Berg learned about Spurse through Friday’s Facebook page and decided that the Eat Your Sidewalk project would fit well with Pitzer’s core values.
“Foraging—collecting foods from one’s local environment—does a number of different things,” Friday said. “[This includes] disrupting notions of what’s public and private. It can have a significant social justice component to it, [as it] gives people a sense of agency. It challenges the dominant systems of capitalism and can all be packed into this very simple on-the-ground practice as well as making people just more generally aware of their ecology.”
Jess Ohlson PZ ’14 is one of the Art and Environment interns helping out with the project. She believes that she will gain a better understanding of the world around her through these studies and interactions with food.
“I personally want to learn more about edible things that are around me and just be more aware of my environment,” Ohlson said. “Exploring that idea of going more local than we talk about. Local now means farmers’ market and farmers around where you live. You never think about local being right under your feet.”

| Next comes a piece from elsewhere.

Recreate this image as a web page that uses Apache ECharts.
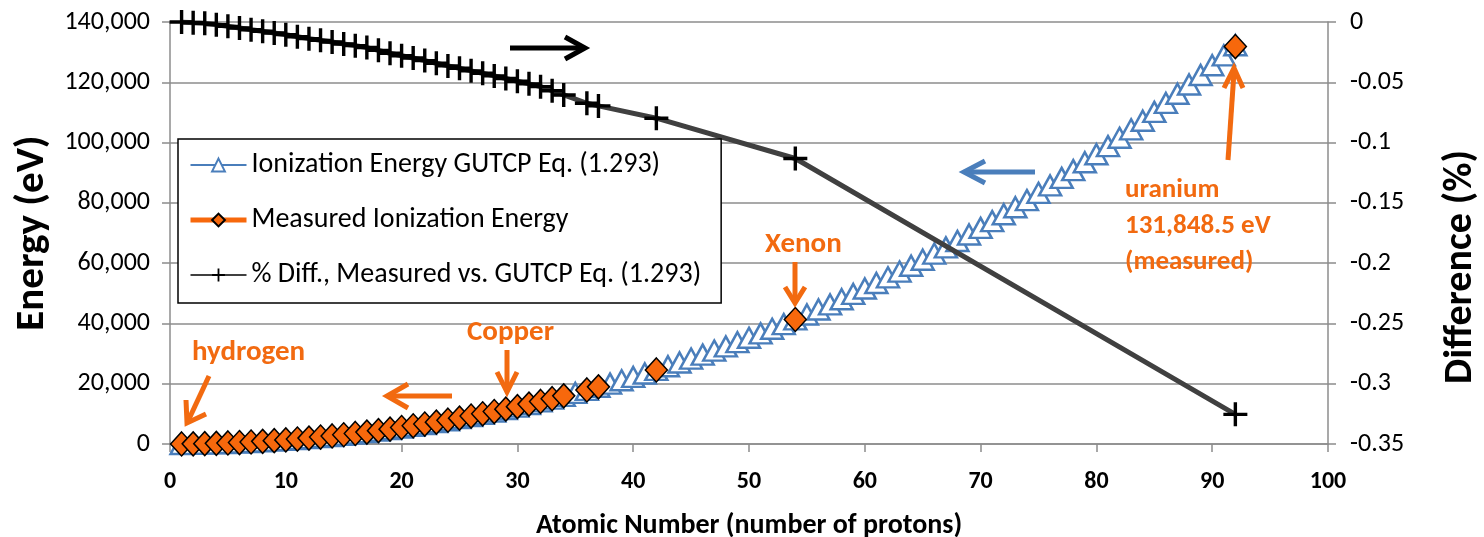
<!DOCTYPE html>
<html>
<head>
<meta charset="utf-8">
<script src="https://cdn.jsdelivr.net/npm/echarts@6/dist/echarts.min.js"></script>
<style>
html,body{margin:0;padding:0;background:#fff;}
#chart{width:1484px;height:537px;}
</style>
</head>
<body>
<div id="chart"></div>
<script>
// ---- data ----
const gutcpZ = [1,2,3,4,5,6,7,8,9,10,11,12,13,14,15,16,17,18,19,20,21,22,23,24,25,26,27,28,29,30,31,32,33,34,35,36,37,38,39,40,41,42,43,44,45,46,47,48,49,50,51,52,53,54,55,56,57,58,59,60,61,62,63,64,65,66,67,68,69,70,71,72,73,74,75,76,77,78,79,80,81,82,83,84,85,86,87,88,89,90,91,92];
const gutcpEnergy = [13.6,54.4,122.5,217.7,340.3,490.0,667.1,871.5,1103.3,1362.4,1648.9,1963.0,2304.6,2673.7,3070.5,3495.0,3947.3,4427.4,4935.5,5471.6,6035.7,6628.2,7248.8,7898.0,8575.5,9281.7,10016.7,10780.6,11573.4,12395.4,13246.8,14127.4,15037.9,15978.0,16948.0,17948.2,18978.6,20039.5,21131.2,22253.6,23407.2,24592.3,25808.7,27056.9,28337.2,29649.9,30995.0,32372.9,33784.0,35228.6,36706.8,38219.0,39765.6,41346.8,42963.1,44614.8,46302.3,48025.9,49786.1,51583.3,53419,55292,57203,59153,61142,63171,65241,67351,69504,71698,73935,76216,78541,80911,83326,85788,88297,90854,93460,96116,98823,101582,104393,107259,110179,113157,116192,119286,122439,125656,128936,132280];

const measuredZ = [1,2,3,4,5,6,7,8,9,10,11,12,13,14,15,16,17,18,19,20,21,22,23,24,25,26,27,28,29,30,31,32,33,34,36,37,42,54,92];
const measuredEnergy = [13.6,54.4,122.5,217.7,340.2,490.0,667.0,871.4,1103.2,1362.3,1648.7,1962.7,2304.3,2673.3,3069.9,3494.3,3946.5,4426.4,4934.2,5470.1,6033.9,6626.1,7246.3,7895.1,8572.2,9277.9,10012.4,10775.8,11568.0,12389.3,13240.0,14119.8,15029.3,15968.3,17936.1,18965.4,24572.7,41300.0,131848.5];
const diffPercent = [0.0000,-0.0006,-0.0011,-0.0022,-0.0036,-0.0050,-0.0064,-0.0077,-0.0091,-0.0105,-0.0122,-0.0138,-0.0152,-0.0166,-0.0182,-0.0196,-0.0212,-0.0235,-0.0259,-0.0280,-0.0299,-0.0320,-0.0342,-0.0364,-0.0384,-0.0405,-0.0425,-0.0447,-0.0469,-0.0491,-0.0513,-0.0536,-0.0570,-0.0605,-0.0674,-0.0696,-0.0798,-0.1132,-0.3254];

const seriesNames = ['Ionization Energy GUTCP Eq. (1.293)','Measured Ionization Energy','% Diff., Measured vs. GUTCP Eq. (1.293)'];
const xAxisTitle = 'Atomic Number (number of protons)';
const leftAxisTitle = 'Energy (eV)';
const rightAxisTitle = 'Difference (%)';

// ---- styling ----
const FONT = 'Carlito, Lato, "Open Sans", sans-serif';
const BLUE = '#4a7ebb', ORANGE = '#f7680c', DARK = '#404040', GRID = '#8c8c8c';
const ANN = '#f26a10';

const chart = echarts.init(document.getElementById('chart'), null, {renderer:'canvas'});

const gutcpData = gutcpZ.map((z,i)=>[z, gutcpEnergy[i]]);
const measData = measuredZ.map((z,i)=>[z, measuredEnergy[i]]);
const diffData = measuredZ.map((z,i)=>[z, diffPercent[i]]);

const crossPath = 'path://M10.3,0H13.7V24H10.3Z M0,10.3H24V13.7H0Z';

function arrow(points, head, color){
  return [
    {type:'polyline', shape:{points:points}, style:{stroke:color, lineWidth:5, fill:null}, z:100},
    {type:'polyline', shape:{points:head}, style:{stroke:color, lineWidth:5, fill:null, lineJoin:'miter'}, z:100}
  ];
}
function label(text, x, y, size){
  return {type:'text', x:x, y:y, z:100, style:{text:text, fill:ANN, font:'bold '+size+'px '+FONT, textVerticalAlign:'middle'}};
}

const option = {
  animation:false,
  backgroundColor:'#fff',
  textStyle:{fontFamily:FONT},
  grid:{left:170, right:156, top:22, bottom:93, containLabel:false, outerBoundsMode:'none'},
  legend:{
    orient:'vertical', left:178, top:139,
    backgroundColor:'#fff', borderColor:'#000', borderWidth:1.5,
    padding:[12,20,14,10], itemGap:27, itemWidth:56, itemHeight:16,
    textStyle:{fontSize:28, color:'#000', fontFamily:FONT},
    data:[
      {name:seriesNames[0]},
      {name:seriesNames[1], lineStyle:{opacity:1, width:5, color:ORANGE}},
      {name:seriesNames[2]}
    ],
    z:50
  },
  xAxis:{
    type:'value', min:0, max:100, interval:10,
    axisLine:{show:true, onZero:false, lineStyle:{color:GRID, width:1.5}},
    axisTick:{show:true, length:8, lineStyle:{color:GRID, width:1.5}},
    splitLine:{show:false},
    axisLabel:{fontSize:24, fontWeight:'bold', color:'#000', margin:26, fontFamily:FONT},
    name:xAxisTitle, nameLocation:'middle', nameGap:68,
    nameTextStyle:{fontSize:28, fontWeight:'bold', color:'#000', fontFamily:FONT}
  },
  yAxis:[
    {
      type:'value', min:0, max:140000, interval:20000, position:'left',
      axisLine:{show:true, lineStyle:{color:GRID, width:1.5}},
      axisTick:{show:true, length:8, lineStyle:{color:GRID, width:1.5}},
      splitLine:{show:true, lineStyle:{color:GRID, width:1.5}},
      axisLabel:{fontSize:26, color:'#000', margin:20, fontFamily:FONT,
        formatter:v=>v.toLocaleString('en-US')},
      name:leftAxisTitle, nameLocation:'middle', nameGap:112, nameRotate:90,
      nameTextStyle:{fontSize:41, fontWeight:'bold', color:'#000', fontFamily:FONT}
    },
    {
      type:'value', min:-0.35, max:0, interval:0.05, position:'right',
      axisLine:{show:true, lineStyle:{color:GRID, width:1.5}},
      axisTick:{show:true, length:8, lineStyle:{color:GRID, width:1.5}},
      splitLine:{show:false},
      axisLabel:{fontSize:26, color:'#000', margin:22, fontFamily:FONT,
        formatter:v=>String(parseFloat(v.toFixed(2)))}
    }
  ],
  series:[
    {
      name:seriesNames[0], type:'line', yAxisIndex:0, data:gutcpData,
      symbol:'triangle', symbolSize:[22,20], showAllSymbol:true,
      itemStyle:{color:'#fff', borderColor:BLUE, borderWidth:2.5},
      lineStyle:{color:BLUE, width:3}, z:2
    },
    {
      name:seriesNames[1], type:'line', yAxisIndex:0, data:measData,
      symbol:'diamond', symbolSize:[22,24], showAllSymbol:true,
      itemStyle:{color:ORANGE, borderColor:'#000', borderWidth:1.5},
      lineStyle:{color:ORANGE, width:5, opacity:0}, z:3
    },
    {
      name:seriesNames[2], type:'line', yAxisIndex:1, data:diffData,
      symbol:crossPath, symbolSize:24, showAllSymbol:true,
      itemStyle:{color:'#000'},
      lineStyle:{color:DARK, width:5}, z:4
    }
  ],
  graphic:[].concat(
    arrow([[510,48],[582,48]], [[565,37],[585,48],[565,59]], '#000'),
    arrow([[1035,172],[967,172]], [[985,161],[964,172],[985,183]], BLUE),
    arrow([[452,396],[390,396]], [[408,384],[387,396],[408,408]], ANN),
    arrow([[507,350],[507,389]], [[497,372],[507,392],[517,372]], ANN),
    arrow([[795,262],[795,300]], [[785,287],[795,303],[805,287]], ANN),
    arrow([[209,376],[189,419]], [[186,400],[187,423],[206,414]], ANN),
    arrow([[1228,160],[1234,72]], [[1224,88],[1234,68],[1243,88]], ANN),
    [
      label('hydrogen',192,353,29),
      label('Copper',467,333,29),
      label('Xenon',765,245,29),
      label('uranium',1125,190,27),
      label('131,848.5 eV',1125,226,27),
      label('(measured)',1125,262,27),
      {type:'text', x:1461, y:267, rotation:Math.PI/2, z:100,
       style:{text:rightAxisTitle, fill:'#000', font:'bold 40px '+FONT, align:'center', verticalAlign:'middle'}}
    ]
  )
};
chart.setOption(option);
</script>
</body>
</html>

Ohlson has high hopes for the potential of Eat Your Sidewalk to inspire students to apply the practices of foraging into their daily lives.
“I’m sure a lot of us are going to start picking up stuff from on our way home and start cooking it. They don’t just come here and do one thing, it’s here forever,” Ohlson said. “It’s very effective in terms of the core values at Pitzer. The people here are genuinely interested in the environment, social justice, and art. It’s a great way to get the community together and just think about what’s going on.”
Because Spurse is an open-ended group of people with a broad variety of skills, Friday and Kerr are always up to working with new people with different expertise and interests.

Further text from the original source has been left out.